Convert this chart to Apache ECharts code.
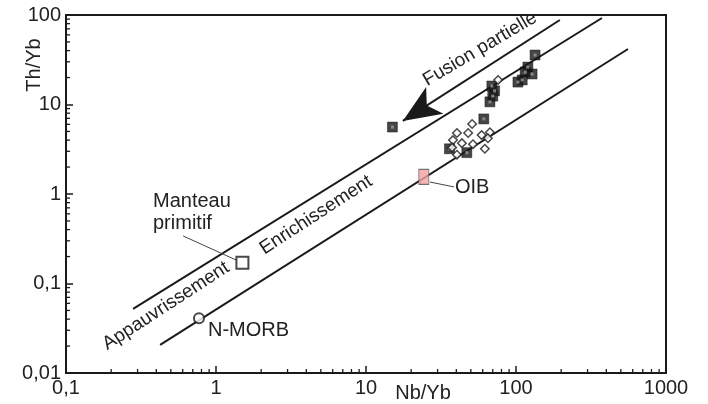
<!DOCTYPE html>
<html>
<head>
<meta charset="utf-8">
<script src="https://cdn.jsdelivr.net/npm/echarts@6/dist/echarts.min.js"></script>
<style>
html,body{margin:0;padding:0;background:#fff;}
#chart{width:708px;height:404px;}
</style>
</head>
<body>
<div id="chart"></div>
<script>
// ---- Data ----
const xTickLabels = ['0,1', '1', '10', '100', '1000'];
const yTickLabels = ['0,01', '0,1', '1', '10', '100'];

// filled squares (Nb/Yb, Th/Yb)
const squaresNbYb = [15, 61, 69, 72, 70, 67, 134, 120, 128, 115, 110, 103, 36, 47];
const squaresThYb = [5.6, 6.9, 16.1, 14.2, 12.4, 10.7, 35.7, 26.2, 21.9, 23.1, 18.8, 17.8, 3.2, 2.9];

// open diamonds
const diamondsNbYb = [51, 40.4, 48, 38, 43.6, 59, 67, 65, 51.7, 62, 40.4, 76, 37.5];
const diamondsThYb = [6.05, 4.8, 4.8, 4.0, 3.7, 4.55, 4.9, 4.2, 3.6, 3.2, 2.75, 18.8, 3.3];

// reference compositions
const primitiveMantle = [1.5, 0.17];
const nMorb = [0.77, 0.041];
const oib = [24.3, 1.55];

// array boundary lines and melting arrow
const upperLine = [[0.28, 0.052], [374, 92.6]];
const lowerLine = [[0.424, 0.0206], [558, 41.7]];
const arrowLine = [[196, 88], [17.6, 6.55]];
const mantleLeader = [[0.603, 0.34], [1.36, 0.183]];
const oibLeader = [[26.7, 1.36], [38.6, 1.2]];

// ---- Chart ----
const FONT = '"Liberation Sans", Arial, sans-serif';
const INK = '#1a1a1a';

const minorX = [], minorY = [];
[0.1, 1, 10, 100].forEach(d => { for (let k = 2; k <= 9; k++) minorX.push(+(d * k).toPrecision(3)); });
[0.01, 0.1, 1, 10].forEach(d => { for (let k = 2; k <= 9; k++) minorY.push(+(d * k).toPrecision(3)); });

const zip = (a, b) => a.map((v, i) => [v, b[i]]);

const chart = echarts.init(document.getElementById('chart'), null, {renderer: 'canvas'});

const option = {
  animation: false,
  backgroundColor: '#fff',
  grid: {left: 66, top: 15, width: 600, height: 358, show: true, borderColor: INK, borderWidth: 2, backgroundColor: 'transparent'},
  xAxis: {
    type: 'log', logBase: 10, min: 0.1, max: 1000,
    axisLine: {show: true, lineStyle: {color: INK, width: 2}},
    axisTick: {show: true, inside: true, length: 7, lineStyle: {color: INK, width: 1.5}},
    axisLabel: {
      show: true, interval: 0, showMinLabel: true, showMaxLabel: true, margin: 5,
      fontSize: 20, fontFamily: FONT, color: '#222',
      formatter: v => xTickLabels[Math.round(Math.log10(v)) + 1]
    },
    splitLine: {show: false}
  },
  yAxis: {
    type: 'log', logBase: 10, min: 0.01, max: 100,
    axisLine: {show: true, lineStyle: {color: INK, width: 2}},
    axisTick: {show: true, inside: true, length: 7, lineStyle: {color: INK, width: 1.5}},
    axisLabel: {
      show: true, interval: 0, showMinLabel: true, showMaxLabel: true, margin: 5,
      fontSize: 20, fontFamily: FONT, color: '#222',
      formatter: v => yTickLabels[Math.round(Math.log10(v)) + 2]
    },
    splitLine: {show: false}
  },
  series: [
    {
      type: 'custom', coordinateSystem: 'cartesian2d', silent: true, clip: false,
      data: minorX.map(v => [v, 0.01]),
      renderItem: (params, api) => {
        const p = api.coord([api.value(0), api.value(1)]);
        return {type: 'line', shape: {x1: p[0], y1: p[1], x2: p[0], y2: p[1] - 4}, style: {stroke: INK, lineWidth: 1.3}};
      }
    },
    {
      type: 'custom', coordinateSystem: 'cartesian2d', silent: true, clip: false,
      data: minorY.map(v => [0.1, v]),
      renderItem: (params, api) => {
        const p = api.coord([api.value(0), api.value(1)]);
        return {type: 'line', shape: {x1: p[0], y1: p[1], x2: p[0] + 4, y2: p[1]}, style: {stroke: INK, lineWidth: 1.3}};
      }
    },
    {
      type: 'line', data: upperLine, showSymbol: false, silent: true,
      lineStyle: {color: INK, width: 2},
      markLine: {
        silent: true, animation: false,
        symbol: ['none', 'arrow'], symbolSize: [24, 38],
        label: {show: false},
        lineStyle: {type: 'solid', color: INK, width: 2},
        data: [[{coord: arrowLine[0]}, {coord: arrowLine[1]}]]
      }
    },
    {
      type: 'line', data: lowerLine, showSymbol: false, silent: true,
      lineStyle: {color: INK, width: 2},
      markLine: {
        silent: true, animation: false,
        symbol: ['none', 'none'],
        label: {show: false},
        lineStyle: {type: 'solid', color: '#444', width: 1},
        data: [
          [{coord: mantleLeader[0]}, {coord: mantleLeader[1]}],
          [{coord: oibLeader[0]}, {coord: oibLeader[1]}]
        ]
      }
    },
    {
      type: 'scatter', data: zip(squaresNbYb, squaresThYb), symbol: 'rect', symbolSize: 10,
      itemStyle: {color: '#161616', borderColor: '#000', borderWidth: 0.5}, z: 3
    },
    {
      type: 'scatter', data: zip(squaresNbYb, squaresThYb), symbol: 'rect', symbolSize: 3,
      itemStyle: {color: '#9a9a9a'}, z: 4
    },
    {
      type: 'scatter', data: zip(diamondsNbYb, diamondsThYb), symbol: 'rect', symbolRotate: 45, symbolSize: 6,
      itemStyle: {color: '#fff', borderColor: INK, borderWidth: 1.5}, z: 5
    },
    {
      type: 'scatter', data: [primitiveMantle], symbol: 'rect', symbolSize: 12,
      itemStyle: {color: '#fff', borderColor: INK, borderWidth: 2}, z: 5
    },
    {
      type: 'scatter', data: [nMorb], symbol: 'circle', symbolSize: 10,
      itemStyle: {color: '#fff', borderColor: INK, borderWidth: 2}, z: 5
    },
    {
      type: 'scatter', data: [oib], symbol: 'rect', symbolSize: [10, 15],
      itemStyle: {color: '#f4a3a3', borderColor: '#555', borderWidth: 1}, z: 5
    }
  ],
  graphic: [
    {type: 'text', x: 34, y: 65, rotation: Math.PI / 2, style: {text: 'Th/Yb', font: '20px ' + FONT, fill: '#222', align: 'center', verticalAlign: 'middle'}},
    {type: 'text', x: 423, y: 393, style: {text: 'Nb/Yb', font: '20px ' + FONT, fill: '#222', align: 'center', verticalAlign: 'middle'}},
    {type: 'text', x: 480, y: 49, rotation: 30.5 * Math.PI / 180, style: {text: 'Fusion partielle', font: '19px ' + FONT, fill: '#222', align: 'center', verticalAlign: 'middle'}},
    {type: 'text', x: 166, y: 306, rotation: 33 * Math.PI / 180, style: {text: 'Appauvrissement', font: '19px ' + FONT, fill: '#222', align: 'center', verticalAlign: 'middle'}},
    {type: 'text', x: 316, y: 215, rotation: 33 * Math.PI / 180, style: {text: 'Enrichissement', font: '19px ' + FONT, fill: '#222', align: 'center', verticalAlign: 'middle'}},
    {type: 'text', x: 153, y: 190, style: {text: 'Manteau\nprimitif', font: '20px ' + FONT, lineHeight: 22, fill: '#222', align: 'left', verticalAlign: 'top'}},
    {type: 'text', x: 208, y: 330, style: {text: 'N-MORB', font: '20px ' + FONT, fill: '#222', align: 'left', verticalAlign: 'middle'}},
    {type: 'text', x: 455, y: 187, style: {text: 'OIB', font: '20px ' + FONT, fill: '#222', align: 'left', verticalAlign: 'middle'}}
  ]
};
chart.setOption(option);
</script>
</body>
</html>
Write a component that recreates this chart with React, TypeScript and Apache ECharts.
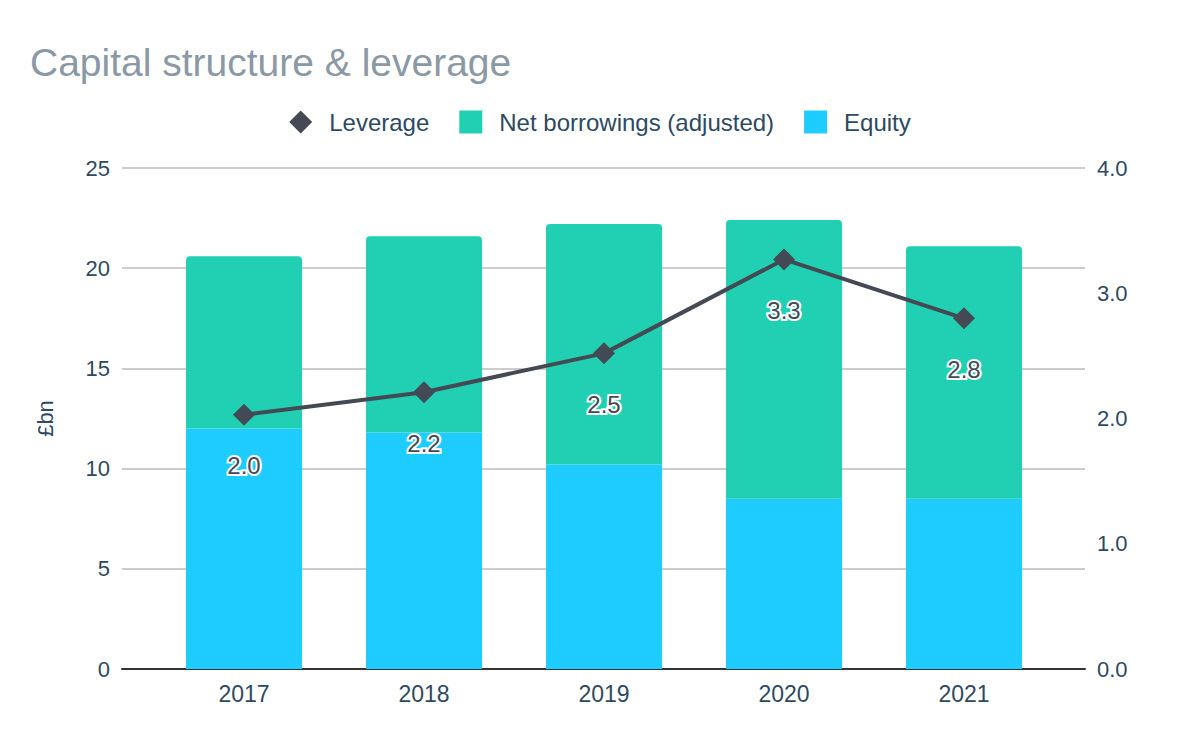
import React, { useEffect, useRef } from "react";
import * as echarts from "echarts";

const years = ["2017", "2018", "2019", "2020", "2021"];
const equity = [12.0, 11.8, 10.2, 8.5, 8.5];
const netBorrowings = [8.6, 9.8, 12.0, 13.9, 12.6];
const leverage = [2.03, 2.21, 2.52, 3.27, 2.8];
const leftTicks = [0, 25, 5];
const rightTicks = [0, 4, 1];

const FONT = "Arial, 'Liberation Sans', sans-serif";
const TEXT = "#2c4a63";

export default function App() {
  const ref = useRef<HTMLDivElement>(null);
  useEffect(() => {
    document.body.style.margin = "0";
    const chart = echarts.init(ref.current!, null, { renderer: "svg" });
    chart.setOption({
      animation: false,
      textStyle: { fontFamily: FONT },
      title: {
        text: "Capital structure & leverage",
        left: 25,
        top: 38,
        textStyle: { fontFamily: FONT, fontSize: 39, fontWeight: "normal", color: "#8a99a5" },
      },
      legend: {
        top: 105,
        left: "center",
        itemWidth: 23,
        itemHeight: 23,
        itemGap: 30,
        textStyle: { fontFamily: FONT, fontSize: 24, color: TEXT, padding: [0, 0, 0, 12] },
        data: [
          { name: "Leverage", icon: "diamond" },
          { name: "Net borrowings (adjusted)", icon: "rect" },
          { name: "Equity", icon: "rect" },
        ],
      },
      grid: [
        { left: 122, right: 115, top: 168, bottom: 73 },
        { left: 154, right: 146, top: 168, bottom: 73 },
      ],
      xAxis: [
        {
          type: "category",
          gridIndex: 0,
          data: years,
          axisLine: { lineStyle: { color: "#333333", width: 2 } },
          axisTick: { show: false },
          axisLabel: { show: false },
        },
        {
          type: "category",
          gridIndex: 1,
          data: years,
          axisLine: { show: false },
          axisTick: { show: false },
          axisLabel: { fontFamily: FONT, fontSize: 23, color: TEXT, margin: 13 },
        },
      ],
      yAxis: [
        {
          type: "value",
          gridIndex: 0,
          min: leftTicks[0],
          max: leftTicks[1],
          interval: leftTicks[2],
          name: "£bn",
          nameLocation: "middle",
          nameGap: 66,
          nameTextStyle: { fontFamily: FONT, fontSize: 22, color: TEXT },
          axisLine: { show: false },
          axisTick: { show: false },
          axisLabel: { fontFamily: FONT, fontSize: 22, color: TEXT, margin: 12 },
          splitLine: { lineStyle: { color: "#cccccc", width: 2 } },
        },
        {
          type: "value",
          gridIndex: 0,
          position: "right",
          min: rightTicks[0],
          max: rightTicks[1],
          interval: rightTicks[2],
          axisLine: { show: false },
          axisTick: { show: false },
          axisLabel: {
            fontFamily: FONT,
            fontSize: 22,
            color: TEXT,
            margin: 12,
            formatter: (v: number) => v.toFixed(1),
          },
          splitLine: { show: false },
        },
        {
          type: "value",
          gridIndex: 1,
          min: leftTicks[0],
          max: leftTicks[1],
          interval: leftTicks[2],
          show: false,
        },
        {
          type: "value",
          gridIndex: 1,
          min: rightTicks[0],
          max: rightTicks[1],
          interval: rightTicks[2],
          show: false,
        },
      ],
      series: [
        {
          name: "Equity",
          type: "bar",
          xAxisIndex: 1,
          yAxisIndex: 2,
          stack: "cap",
          barWidth: 116,
          data: equity,
          itemStyle: { color: "#1fccff" },
          z: 2,
        },
        {
          name: "Net borrowings (adjusted)",
          type: "bar",
          xAxisIndex: 1,
          yAxisIndex: 2,
          stack: "cap",
          barWidth: 116,
          data: netBorrowings,
          itemStyle: { color: "#21d0b2", borderRadius: [4, 4, 0, 0] },
          z: 2,
        },
        {
          name: "Leverage",
          type: "line",
          xAxisIndex: 1,
          yAxisIndex: 3,
          data: leverage,
          symbol: "diamond",
          symbolSize: 22,
          lineStyle: { color: "#434a54", width: 4 },
          itemStyle: { color: "#434a54" },
          z: 5,
          label: {
            show: true,
            position: "bottom",
            distance: 28,
            fontFamily: FONT,
            fontSize: 24,
            color: "#434a54",
            textBorderColor: "#ffffff",
            textBorderWidth: 4,
            formatter: (p: any) => p.value.toFixed(1),
          },
        },
      ],
    });
    return () => chart.dispose();
  }, []);
  return <div ref={ref} style={{ width: 1200, height: 742 }} />;
}
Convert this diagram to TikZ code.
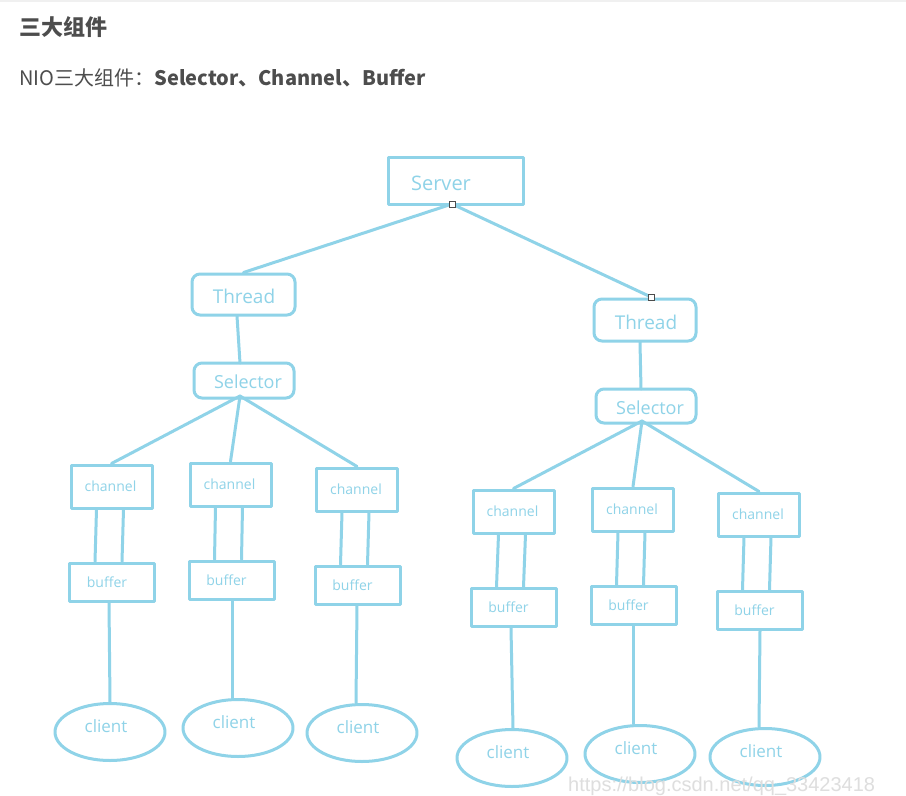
\documentclass[tikz,border=0pt]{standalone}
\usepackage{fontspec}
\setmainfont{Open Sans}
\newfontfamily\cjk{Noto Sans CJK SC}
\newfontfamily\wmfont{Liberation Sans}
\usetikzlibrary{calc,shapes.geometric}
\definecolor{sk}{RGB}{143,211,232}
\definecolor{hd}{RGB}{77,77,77}
\tikzset{
  x=1pt, y=-1pt,
  sline/.style={draw=sk, line width=3pt, line cap=round, line join=round},
  box/.style={sline, inner sep=0pt, fill=white},
  rbox/.style={box, rounded corners=8pt},
  oval/.style={sline, ellipse, inner sep=0pt},
  lbl/.style={text=sk, inner sep=0pt, anchor=center},
  sqmark/.style={draw=black!70, fill=white, line width=0.8pt, minimum size=6pt, inner sep=0pt},
}
\begin{document}
\begin{tikzpicture}
\fill[white] (0,0) rectangle (906,796);
\useasboundingbox (0,0) rectangle (906,796);
\fill[black!6] (0,0) rectangle (906,2);
% header
\node[anchor=west, text=hd, inner sep=0pt, font=\cjk\bfseries\fontsize{22}{26}\selectfont] (title) at (19,27) {三大组件};
\node[anchor=west, text=hd, inner sep=0pt, font=\cjk\fontsize{20}{24}\selectfont] (sub) at (19,78) {NIO三大组件：\textbf{Selector、Channel、Buffer}};

% Server / Threads / Selectors
\node[box, minimum width=135pt, minimum height=47pt] (server) at (455.5,180.5) {};
\node[lbl, font=\fontsize{20}{24}\selectfont] (serverT) at (441,183) {Server};
\node[rbox, minimum width=103pt, minimum height=41pt] (thL) at (243.5,294.5) {};
\node[lbl, font=\fontsize{19}{23}\selectfont] (thLT) at (244,296) {Thread};
\node[rbox, minimum width=102pt, minimum height=42pt] (thR) at (645,320) {};
\node[lbl, font=\fontsize{19}{23}\selectfont] (thRT) at (646,322) {Thread};
\node[rbox, minimum width=100pt, minimum height=35pt] (seL) at (244,380.5) {};
\node[lbl, font=\fontsize{18}{22}\selectfont] (seLT) at (248,382) {Selector};
\node[rbox, minimum width=100pt, minimum height=34pt] (seR) at (646,406) {};
\node[lbl, font=\fontsize{18}{22}\selectfont] (seRT) at (650,408) {Selector};

\coordinate (sp) at (452,204);
\coordinate (tp) at (651,297);
\coordinate (thLb) at (237,316);
\coordinate (seLt) at (240,363);
\coordinate (thRb) at (640,342);
\coordinate (seRt) at (641,389);
\coordinate (seLb) at (240,396);
\coordinate (seRb) at (642,421);
\draw[sline] (sp) -- (thL.north);
\draw[sline] (sp) -- (tp);
\draw[sline] (thLb) -- (seLt);
\draw[sline] (thRb) -- (seRt);

% channels, buffers, clients
\foreach \n/\cx/\cy/\bx/\by/\kx/\ky/\la/\lb in {
  1/111.5/486.5/112/582/110/732/109/110,
  2/230.5/484.5/231.5/580/238/728/232/232,
  3/357/489.5/357.5/585/362/733/357/356,
  4/513.5/511.5/513.5/607.5/512/758/511/513,
  5/633/509.5/633.5/605.5/640/754/633/633,
  6/759/514.5/759.5/610.5/765/757/760/759}{
  \node[box, minimum width=81pt, minimum height=43pt] (ch\n) at (\cx,\cy) {};
  \node[lbl, font=\fontsize{14}{17}\selectfont] (ch\n T) at (\cx-1,\cy) {channel};
  \node[box, minimum width=85pt, minimum height=38pt] (bu\n) at (\bx,\by) {};
  \node[lbl, font=\fontsize{14}{17}\selectfont] (bu\n T) at (\bx-5,\by) {buffer};
  \node[oval, minimum width=110pt, minimum height=57pt] (cl\n) at (\kx,\ky) {};
  \node[lbl, font=\fontsize{17}{20}\selectfont] (cl\n T) at (\kx-4,\ky-6) {client};
  \coordinate (la\n) at (\la,0);
  \coordinate (lb\n) at (\lb,0);
  \draw[sline] ($(ch\n.south)+(-15,0)$) -- ($(bu\n.north)+(-17,0)$);
  \draw[sline] ($(ch\n.south)+(12,0)$) -- ($(bu\n.north)+(10,0)$);
  \draw[sline] (bu\n.south -| la\n) -- (cl\n.north -| lb\n);
}
\draw[sline] (seLb) -- (ch1.north);
\draw[sline] (seLb) -- (ch2.north);
\draw[sline] (seLb) -- (ch3.north);
\draw[sline] (seRb) -- (ch4.north);
\draw[sline] (seRb) -- (ch5.north);
\draw[sline] (seRb) -- (ch6.north);

\node[sqmark] (m1) at (sp) {};
\node[sqmark] (m2) at (tp) {};

\node[anchor=west, inner sep=0pt, text=black!13, font=\wmfont\fontsize{20}{24}\selectfont] (wm) at (568,786) {https://blog.csdn.net/qq\_33423418};
\end{tikzpicture}
\end{document}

• Problem to solve: With the pictures removed from your copy, retype the lines above from the one that contains "Write a component" through the one that contains "import * as", exactly.

• Task answer:
Write a component that recreates this chart with React, TypeScript and Apache ECharts.
import React, { useEffect, useRef } from "react";
import * as echarts from "echarts";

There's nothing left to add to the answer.